The thermodynamic efficiency of drying clothes under a ceiling fan

You think you’re just moving air, but you’re actually running a high-speed eviction service. That thin layer of humid air hugging your wet shirt is a squatter, blocking any more water from leaving. It’s a total waste of potential.

The ceiling fan is the ultimate 'Paisa Vasool' tool. It doesn't need expensive heat; it just mechanically shoves those lazy, saturated air molecules out of the way. By keeping the air near the fabric fresh and dry, you’re forcing evaporation to work overtime.

It’s not about the breeze; it’s about maintaining the concentration gradient. If the air stays still, the drying stops. Efficient, logical, and it won't bloat the electricity bill like those fancy tumble dryers.

Wait, if the room is already humid, isn't the fan just pushing around garbage?

Exactly. If the room is as humid as a Mumbai monsoon, your fan is just a middle manager moving files from one 'Pending' tray to another. It’s doing 'work,' but nothing is actually getting finished.

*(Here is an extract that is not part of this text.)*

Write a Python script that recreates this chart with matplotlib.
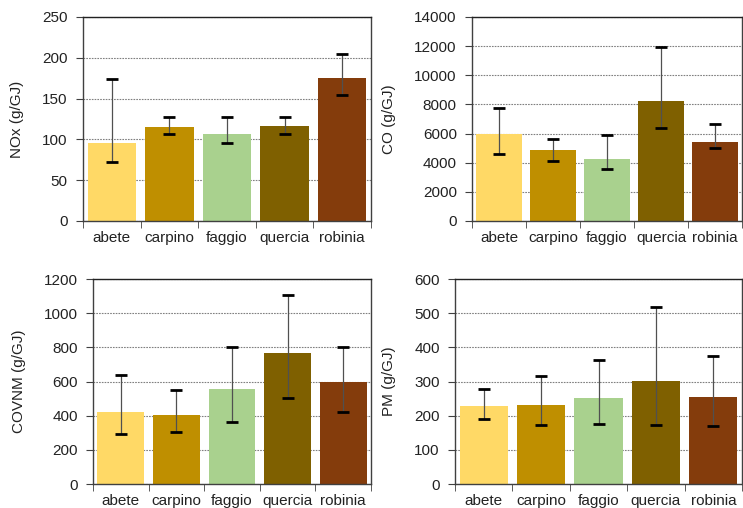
import numpy as np
import matplotlib
matplotlib.use("Agg")
import matplotlib.pyplot as plt

plt.rcParams['font.family'] = ['Liberation Sans', 'DejaVu Sans']

species = ["abete", "carpino", "faggio", "quercia", "robinia"]
colors = ["#FFD966", "#BF8F00", "#A9D18E", "#7F6000", "#843C0C"]

# mean values with lower / upper ends of the error bars
nox = [95, 115, 107, 116, 175]
nox_lo = [72, 106, 95, 106, 154]
nox_hi = [174, 127, 128, 128, 205]

co = [5950, 4850, 4250, 8250, 5450]
co_lo = [4570, 4130, 3580, 6400, 4980]
co_hi = [7780, 5660, 5900, 11950, 6680]

covnm = [420, 402, 554, 765, 600]
covnm_lo = [291, 302, 361, 503, 420]
covnm_hi = [638, 552, 800, 1104, 804]

pm = [228, 232, 251, 302, 254]
pm_lo = [190, 174, 176, 174, 170]
pm_hi = [278, 315, 363, 518, 375]


def draw_panel(ax, vals, lo, hi, ymax, ystep, ylabel):
    x = np.arange(len(species))
    ax.set_axisbelow(True)
    ax.yaxis.grid(True, linestyle=(0, (1.5, 1.0)), color="#808080", linewidth=0.8)
    ax.bar(x, vals, 0.84, color=colors, zorder=2)
    vals = np.array(vals)
    yerr = [vals - np.array(lo), np.array(hi) - vals]
    eb = ax.errorbar(x, vals, yerr=yerr, fmt="none", ecolor="#505050", elinewidth=0.9,
                     capsize=4.2, capthick=2.0, zorder=3)
    for cap in eb[1]:
        cap.set_markeredgecolor("black")
    ax.set_xlim(-0.5, len(species) - 0.5)
    ax.set_ylim(0, ymax)
    ax.set_yticks(np.arange(0, ymax + 1, ystep))
    ax.set_xticks(x)
    ax.set_xticklabels(species)
    ax.set_xticks(np.arange(-0.5, len(species), 1.0), minor=True)
    ax.tick_params(axis="x", which="major", length=0, pad=7, labelsize=11, labelcolor="#222222")
    ax.tick_params(axis="x", which="minor", length=5, color="#404040", direction="out")
    ax.tick_params(axis="y", length=5, color="#404040", labelsize=11, pad=6, labelcolor="#222222")
    ax.set_ylabel(ylabel, fontsize=11, color="#222222", labelpad=13)
    for s in ax.spines.values():
        s.set_color("#404040")
        s.set_linewidth(1.0)
    ax.spines["top"].set_color("#222222")


fig = plt.figure(figsize=(7.43, 5.08), dpi=100)

ax1 = fig.add_axes([0.1117, 0.565, 0.3876, 0.4016])
draw_panel(ax1, nox, nox_lo, nox_hi, 250, 50, "NOx (g/GJ)")

ax2 = fig.add_axes([0.6353, 0.565, 0.3634, 0.4016])
draw_panel(ax2, co, co_lo, co_hi, 14000, 2000, "CO (g/GJ)")

ax3 = fig.add_axes([0.1252, 0.0472, 0.3742, 0.4035])
draw_panel(ax3, covnm, covnm_lo, covnm_hi, 1200, 200, "COVNM (g/GJ)")

ax4 = fig.add_axes([0.6124, 0.0472, 0.3863, 0.4035])
draw_panel(ax4, pm, pm_lo, pm_hi, 600, 100, "PM (g/GJ)")

fig.savefig("out.png", dpi=100)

Evaporation is a negotiation. If the air is already 100% full of water vapor, it has no 'vacancy' for your shirt's moisture. At that point, the concentration gradient is flat, and you’re just wasting electricity to swirl around wet air.

To get your 'Paisa Vasool' back, you need an exit strategy. Open a window. Without fresh, dry air coming in, you’re just running a high-speed circus that leaves your clothes smelling like a damp basement.

But if it's raining outside, won't opening the window just make matters worse?

Now you’re thinking like a project manager. If the outside is a swimming pool, opening the window is just inviting a flood to a sinking ship. You’ve reached a thermodynamic stalemate.

In this scenario, your 'Paisa Vasool' logic shifts. You either wait for the sun to lower the humidity, or you bring in the heavy machinery: an Air Conditioner or a Dehumidifier.

These aren't just cooling boxes; they are water-extraction units. They use cold coils to force vapor into liquid, literally squeezing the excess moisture out of the air so your clothes can finally breathe.

So cooling it just... kicks the water out?

Think of warm air as a spacious bungalow. It has plenty of "room" for water vapor molecules to loiter around. It’s a high-maintenance guest, but the warm air has the capacity to host it.

When that air hits the cold coils, the "bungalow" instantly shrinks into a cramped studio. The air molecules huddle together, and suddenly, there’s no more vacancy for the vapor.

The water is forced to "condense"—it packs its bags and turns into liquid drops on the coil. You’re essentially using temperature to cancel the vapor’s lease, making the air lean and dry again.

Doesn't all that liquid water just leak all over my floor then?

If we let it leak, that’s a structural failure, not engineering. We don't build indoor waterfalls for fun. Under those cold coils sits a humble drip tray, catching every single 'evicted' drop before it hits your expensive flooring.

From there, gravity does the heavy lifting. A simple plastic pipe leads that water outside. That constant 'drip-drip' you see outside your neighbor's window? That’s just the humidity of their room being deported in real-time.

It’s the ultimate cleanup. You’re not just cooling the air; you’re literally plumbing the atmosphere. Some people even collect that water for their plants—now that is peak Paisa Vasool.